For Technology Projects, Multiply by Pi
I have been talking to a lot of IT managers of some fairly large organizations lately about managing their assets. One of them mentioned to me his rule of π, which I thought was worth sharing. As in the Greek letter that is a geometric constant of 3.14159. (I used to know more decimal places, and yes, I was one of those kinds of people back in high school.)
His rule is simple: Any time a consultant or an employee gives you an estimate of what something costs or how long it will take to complete, he multiples the estimate by π. If someone says a project will take two months, it really will take a bit longer than six. And so forth.
I got a good laugh out of his π rule, but then I got to thinking. Why are IT people so miserable at estimating costs and time to complete work? Maybe they are the worst group of people—certainly I’ve had general contractors who weren’t the best at this, but I guess I should consider myself lucky that they were only a few days off schedule rather than by such a huge factor.
Sure, we’ve all read about the mythical man-month and other works that claim the more developers you add to a project, the longer it will take. But this isn’t just about that.
Maybe it’s because IT people really want to serve their clients and set themselves up for unreasonable expectations right off the bat by underestimating their work product. Or maybe it is because the work product is so ephemeral to begin with. I mean, it isn’t like a construction crew trying to rebuild a bridge or erect a new office building.
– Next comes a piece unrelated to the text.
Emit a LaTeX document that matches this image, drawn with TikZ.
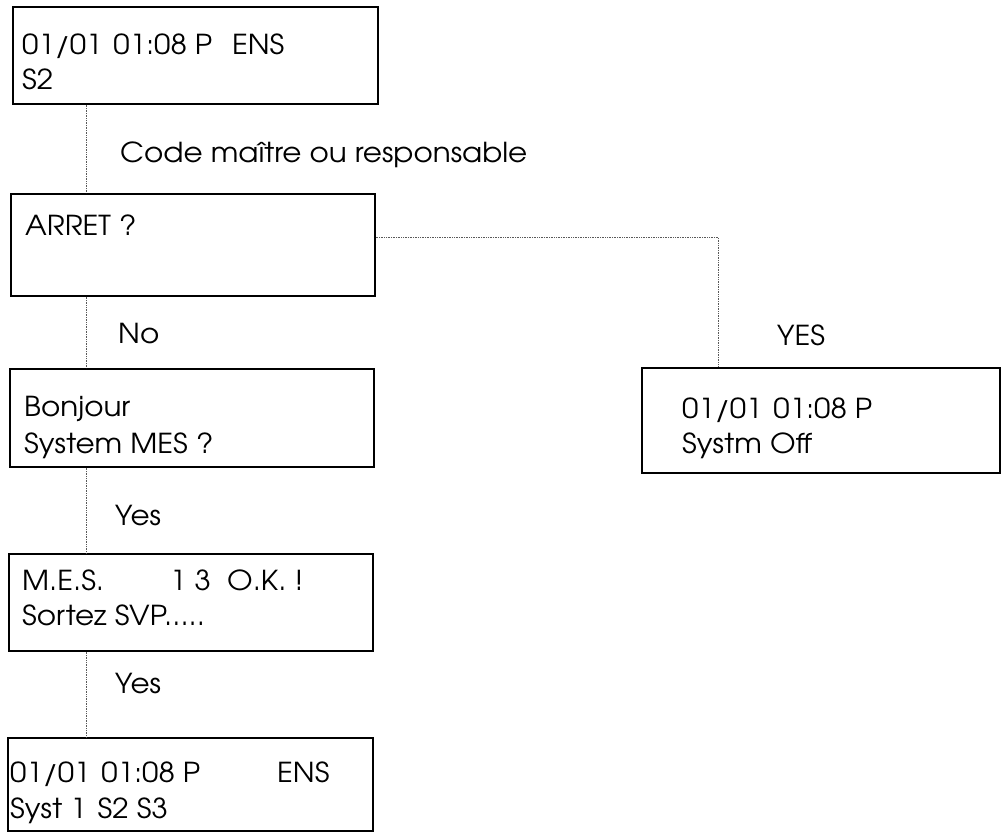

I guess I am overly sensitive to this because so much of my job revolves around hitting particular deadlines that are very definite. If I miss one, someone else along the editorial production process has to make up the slack, because the magazine has to be printed at a specific time or the article has to be posted online for a particular moment. I am proud to say that I hit all of my deadlines except for some unusual circumstances.
But when it comes to IT projects, a deadline seems to be more of a guideline than something hard and fast. The report isn’t done? Oh well, we can wait another week; not to worry. Or how about the opposite: Your boss gives you an artificially early deadline, you actually deliver the work on time, and then he tells you that he was really not counting on getting it today and will be too busy to review it until next week. Boy, how does that make you feel, after you moved heaven and earth to get the work to him as agreed?
Sure, things are sometimes out of your control. People make mistakes, code has bugs, equipment takes longer than anticipated to configure, the dog ate your homework, etc. Some of the delay can be explained by developers who want to add “just one more feature” before they lock down the code and send it to production. Did anyone ask them to add the feature? Probably not; they just did it on their own initiative because it seemed like a good idea at the time.
When I taught computer networking in high school, believe me, I heard it all from students who were late handing in their homework. (And, you should know, I didn’t let my students slide. A deadline is a deadline, after all. Most of them made that mistake only the first time, and then cooperated quite nicely afterward.)
If we’re going to move toward more realistic estimates, we have to do a better job of anticipating the problems with our projects, and we also need to be able to communicate up and down the line when we spot the first hint of delay or feature creep.